Çukurova Üniversitesi Hukuk Fakültesi öğretim üyesi Yrd. Doç. Serdar Korucu, "Benim yerime atanmak istiyor" diyerek meslektaşını önce "Alevi ayrımcılığı yapıyor" diyerek şikâyet etti, sonuç alamayınca "PKK’lı" dedi. Diğer meslektaşını ise "FETÖ’cülük"le suçladı.
Cumhuriyet gazetesinden Kemal Göktaş'ın haberine göre, Çukurova Üniversitesi Hukuk Fakültesi öğretim üyesi Yrd. Doç. Serdar Korucu, 15 Temmuz darbe girişiminden bir ay sonra "kendisinin yerine atanmak isteyen akademisyen ile onu atamak isteyen fakülte yönetim kurulu üyesi" iki akademisyen hakkında savcılığa dilekçe vererek FETÖ ve PKK üyesi olduklarını iddia etti.
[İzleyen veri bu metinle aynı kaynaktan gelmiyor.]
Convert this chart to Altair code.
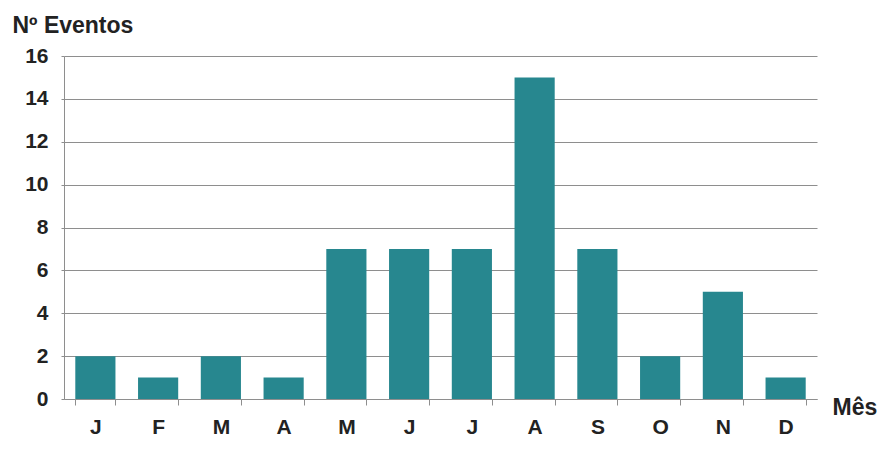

Barış İçin Akademisyenler Grubu’ndan Yrd. Doç. Dr. Hakan Mertcan hakkında takipsizlik verilirken Yrd. Doç. Dr. Günal Kurşun hakkında yazılarından ötürü FETÖ üyeliği iddiasıyla dava açıldı.
Korucu’nun Mertcan hakkında da darbe girişiminden önce "Alevi ayrımcılığı" yaptığı iddiasıyla verdiği şikâyet dilekçesinin YÖK tarafından reddedildiği anlaşıldı. Korucu ilk olarak 2015 yılında "kendisinin yerine atanmak isteyen" Mertcan hakkında savcılığa dilekçe verdi. Dilekçede, Mertcan’ın Alevi kimliğine vurgu yapılarak Alevi örgütlerinde yer aldığı iması yapıldı. Savcılık ihbar dilekçesini YÖK’e gönderdi. YÖK Yüksek Disiplin Kurulu, bu iddianın disiplin ve ceza soruşturması açılmasını gerektirmediği sonucuna vardı. Korucu, bu defa Ağustos 2016’da savcılığa verdiği dilekçede Hukuk Fakültesi Yönetim Kurulu üyesi Kurşun ve Mertcan hakkında şikâyetçi oldu. Korucu, Kurşun’un kendisinin yerine Hakan Mertcan’ı atamak istediğini ileri sürerek eski Today’s Zaman yazarı olan Kurşun’un "FETÖ’cü" olduğunu ileri sürdü. Korucu, Mertcan’ın ise daha önce DGM’de yargılandığını, barış bildirisine imza attığını ve "PKK’nin amaçları doğrultusunda hareket ettiğini" öne sürdü. Savcılık soruşturma sonunda Kurşun hakkında "FETÖ üyesi olduğu" gerekçesiyle dava açarken Mertcan hakkında takipsizlik kararı verdi.
Kurşun, yaptığı savunmada sadece Today’s Zaman değil, Radikal, Habertürk, Hürriyet, Milliyet, TRT gibi kuruluşlarda görüş ve raportajlarının yayımlandığını, soruşturmaya sadece Today’s Zaman gazetesinde yayımlanan yazılarının konu edildiğini söyledi. Kurşun, “yazılarında bilimsel araştırma alanları olan ceza hukuku, ceza muhakemesi hukuku ve insan hakları konularını işlediğini” belirterek AİHM, AYM ve Yargıtay’ın ifade özgürlüğüyle ilgili kararları doğrultusunda görüşlerini açıkladığını söyledi. Savcılık ise Kurşun’un 'FETÖ'ye karşı başlatılan soruşturmaları hukuk dışı olarak nitelemesinin “kamuoyunda algı oluşturma yönündeki örgüt politikalarını hayata geçirmek” anlamına geldiğini belirtti. Savcılığın Mertcan’la ilgili kararında ise PKK ile bağlantısı olup olmadığına ilişkin polis araştırması yapıldığı ifade edilerek "ByLock kaydının bulunmadığı, kapatılan derneklerde kaydının olmadığı, Bank Asya’da hesap açmadığı, terör örgütü üyeliği nedeniyle haklarında soruşturma yapılan şüphelilerle birlikte konaklama kaydının olmadığının anlaşıldığı" belirtildi. Savcılık, tüm bu delillerin Mertcan hakkında dava açılmamasını gerektirdiği sonucuna vardı ve takipsizlik kararı verdi. Korucu’nun Mertcan ve Kurşun dışında Çukurova Üniversitesi’nden başka akademisyenleri de şikâyet ettiği ancak sonuç alamadığı belirtildi.